Connor Clarke, 16, who lives with his mother on nearby De Beauvoir estate and is doing his GCSEs, said: “I’ve been coming here three days a week, every single week since I was nine — and I come because I just love it. Kayaking has become my main sport, my special skill.
“I used to compete but now it’s for fun. This weekend I started level-one kayaking coaching, the first step towards my goal to be a kayak trainer.
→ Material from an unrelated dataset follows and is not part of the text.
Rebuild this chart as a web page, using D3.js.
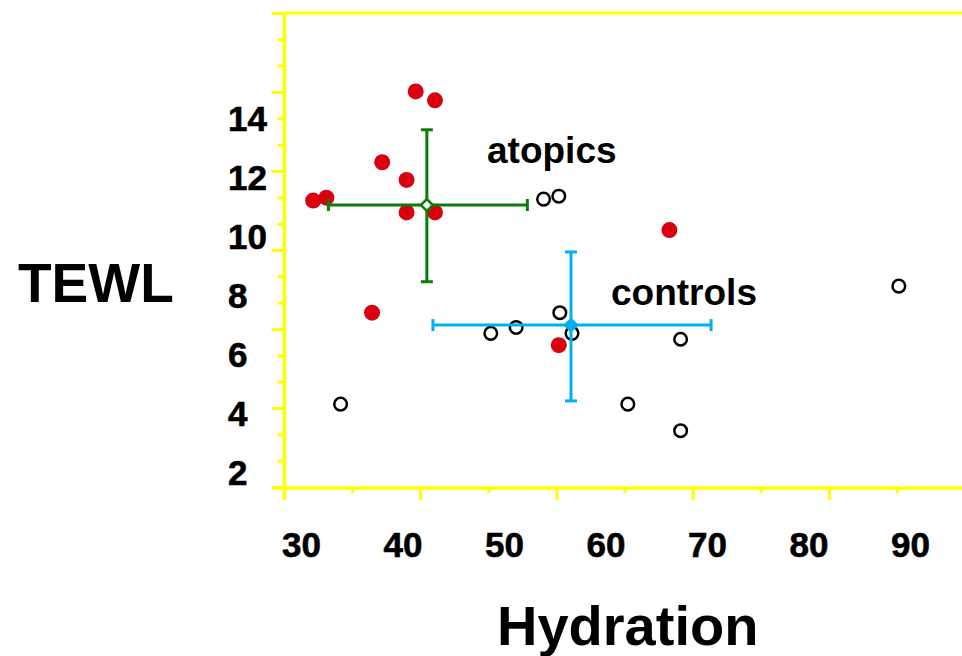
<!DOCTYPE html>
<html>
<head>
<meta charset="utf-8">
<script src="https://cdn.jsdelivr.net/npm/d3@7"></script>
<style>
  body { margin: 0; background: #fff; }
  svg { display: block; }
  text { font-family: "Liberation Sans", Arial, sans-serif; font-weight: bold; }
</style>
</head>
<body>
<svg id="chart" width="962" height="656"></svg>
<script>
// ---- data ----
const xTickLabels = [30, 40, 50, 60, 70, 80, 90];
const yTickLabels = [2, 4, 6, 8, 10, 12, 14];

const atopicsHydration = [31.2, 32.5, 38.0, 40.4, 41.3, 43.2, 40.4, 43.2, 37.0, 66.3, 55.4];
const atopicsTEWL      = [11.2, 11.3, 12.5, 11.9, 14.9, 14.6, 10.8, 10.8, 7.4, 10.2, 6.3];

const controlsHydration = [33.9, 48.7, 51.2, 53.9, 55.4, 55.5, 56.7, 62.2, 67.4, 67.4, 88.9];
const controlsTEWL      = [4.3, 6.7, 6.9, 11.25, 11.35, 7.4, 6.7, 4.3, 6.5, 3.4, 8.3];

// group means with error bars
const groupNames    = ["atopics", "controls"];
const meanHydration = [42.4, 56.6];
const hydrationLow  = [32.7, 43.0];
const hydrationHigh = [52.3, 70.4];
const meanTEWL      = [11.05, 6.98];
const tewlLow       = [8.45, 4.41];
const tewlHigh      = [13.6, 9.46];

// ---- drawing ----
const svg = d3.select("#chart");
const yellow = "#ffff00";
const groupColors = ["#0a7d0a", "#00b0f0"];

const x = d3.scaleLinear().domain([30, 90]).range([301, 910]);
const y = d3.scaleLinear().domain([2, 14]).range([472, 118]);

// decorative tick frames (independent of the data scale, as in the original)
const xFrame = d3.scaleLinear().domain([0, 10]).range([284, 965]);
const yFrame = d3.scaleLinear().domain([0, 18]).range([487, 13]);

// top frame line
svg.append("line").attr("x1", 284).attr("x2", 962).attr("y1", 13).attr("y2", 13)
  .attr("stroke", yellow).attr("stroke-width", 3);

// Y axis frame
const yAxisG = svg.append("g").attr("transform", "translate(284.5,0)");
yAxisG.call(d3.axisLeft(yFrame).tickValues(d3.range(0, 19)).tickFormat("").tickSize(0));
yAxisG.select(".domain").remove();
yAxisG.selectAll(".tick line")
  .attr("x2", d => d % 3 === 0 ? -13 : -7)
  .attr("stroke", yellow).attr("stroke-width", 3);
svg.append("line").attr("x1", 284.5).attr("x2", 284.5).attr("y1", 12).attr("y2", 499)
  .attr("stroke", yellow).attr("stroke-width", 3.5);

// X axis frame
const xAxisG = svg.append("g").attr("transform", "translate(0,488)");
xAxisG.call(d3.axisBottom(xFrame).tickValues(d3.range(0, 10)).tickFormat("").tickSize(0));
xAxisG.select(".domain").remove();
xAxisG.selectAll(".tick line")
  .attr("y2", d => d % 2 === 0 ? 12 : 5)
  .attr("stroke", yellow).attr("stroke-width", 3);
svg.append("line").attr("x1", 272).attr("x2", 962).attr("y1", 488).attr("y2", 488)
  .attr("stroke", yellow).attr("stroke-width", 3.5);

// tick labels
const xLab = svg.append("g").attr("transform", "translate(0,532)");
xLab.call(d3.axisBottom(x).tickValues(xTickLabels).tickSize(0).tickPadding(0).tickFormat(d3.format("d")));
xLab.select(".domain").remove();
xLab.selectAll(".tick text").attr("fill", "#000").style("font-size", "35px").attr("dy", "0.71em")
  .attr("stroke", "#000").attr("stroke-width", 0.6);

const yLab = svg.append("g").attr("transform", "translate(228,0)");
yLab.call(d3.axisLeft(y).tickValues(yTickLabels).tickSize(0).tickPadding(0).tickFormat(d3.format("d")));
yLab.select(".domain").remove();
yLab.selectAll(".tick text").attr("x", 0).attr("text-anchor", "start")
  .attr("fill", "#000").style("font-size", "35px").attr("dy", "0.36em")
  .attr("stroke", "#000").attr("stroke-width", 0.6);

// axis titles
svg.append("text").attr("x", 18).attr("y", 302).style("font-size", "55px").attr("fill", "#000").text("TEWL");
svg.append("text").attr("x", 497).attr("y", 645).style("font-size", "56px").attr("fill", "#000").text("Hydration");

// controls points (open circles)
svg.append("g").selectAll("circle").data(controlsHydration.map((h, i) => [h, controlsTEWL[i]]))
  .join("circle")
  .attr("cx", d => x(d[0])).attr("cy", d => y(d[1])).attr("r", 6.3)
  .attr("fill", "#fff").attr("stroke", "#000").attr("stroke-width", 2.5);

// atopics points (red filled)
svg.append("g").selectAll("circle").data(atopicsHydration.map((h, i) => [h, atopicsTEWL[i]]))
  .join("circle")
  .attr("cx", d => x(d[0])).attr("cy", d => y(d[1])).attr("r", 8)
  .attr("fill", "#d9000f");

// error bars
groupNames.forEach((name, i) => {
  const g = svg.append("g").attr("stroke", groupColors[i]).attr("stroke-width", 3);
  const cx = x(meanHydration[i]), cy = y(meanTEWL[i]);
  g.append("line").attr("x1", x(hydrationLow[i])).attr("x2", x(hydrationHigh[i])).attr("y1", cy).attr("y2", cy);
  g.append("line").attr("x1", cx).attr("x2", cx).attr("y1", y(tewlLow[i])).attr("y2", y(tewlHigh[i]));
  [hydrationLow[i], hydrationHigh[i]].forEach(v =>
    g.append("line").attr("x1", x(v)).attr("x2", x(v)).attr("y1", cy - 6).attr("y2", cy + 6));
  [tewlLow[i], tewlHigh[i]].forEach(v =>
    g.append("line").attr("x1", cx - 6).attr("x2", cx + 6).attr("y1", y(v)).attr("y2", y(v)));
  g.append("path").attr("d", d3.symbol(d3.symbolDiamond2, 90)())
    .attr("transform", `translate(${cx},${cy})`)
    .attr("fill", i === 0 ? "#fff" : groupColors[i])
    .attr("stroke-width", 2.5);
});

// group labels
svg.append("text").attr("x", 487).attr("y", 163).style("font-size", "37px").attr("fill", "#000").text("atopics");
svg.append("text").attr("x", 611).attr("y", 305).style("font-size", "37px").attr("fill", "#000").text("controls");
</script>
</body>
</html>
This place has kept me away from local gangs, or rather,” he laughed, “it’s kept them away from me.”
Another local teenager to benefit is Louise Brisley, 19, who said Laburnum had been her second home.
“I had to be out of the house because my parents were out working and so I started coming down from age 12,” she said.
“I made friends and kept coming back because the staff made the effort to get to know me and it brought out the best in me and now I’m a level-one kayaking coach — giving back to young people like me.”
Rose Parnis, 48, the club’s senior skipper, teaches young people to pilot narrowboats and paid tribute to their passion. “In winter I’ve seen youngsters crack the ice to go out kayaking on the canal, that’s how into it they are,” she said.
“Half our staff have come up through the ranks — in fact most boating clubs in London have somebody on their staff who was trained at Laburnum, which is testimony to the reach of this small club and how much it achieves.”
Amid Hackney’s booming and also destabilising regeneration programmes, Mr Armstrong takes succour from the fact that the club’s future is secure thanks to a rent-free long-lease from the council.
“We are a valuable resource in the borough, providing kayaking courses for over 1,500 pupils at 29 schools,” he said.
Out in the early evening gloaming on the Regent’s Canal, which runs like a black ribbon across north London from Limehouse to Paddington, I watched mesmerised as Connor and his friends practised “kayak freestyling” — basically gymnastics on water.
One move required him to hold his boat almost perpendicular to the water, then propel himself forward with tremendous force and execute a somersault — from which he emerged wet but triumphant.
I knelt down and dipped my hand in the water. It was absolutely freezing. But judging by the grin on Connor’s face and the focused look in his eyes as he readied himself for another go, he did not seem to mind.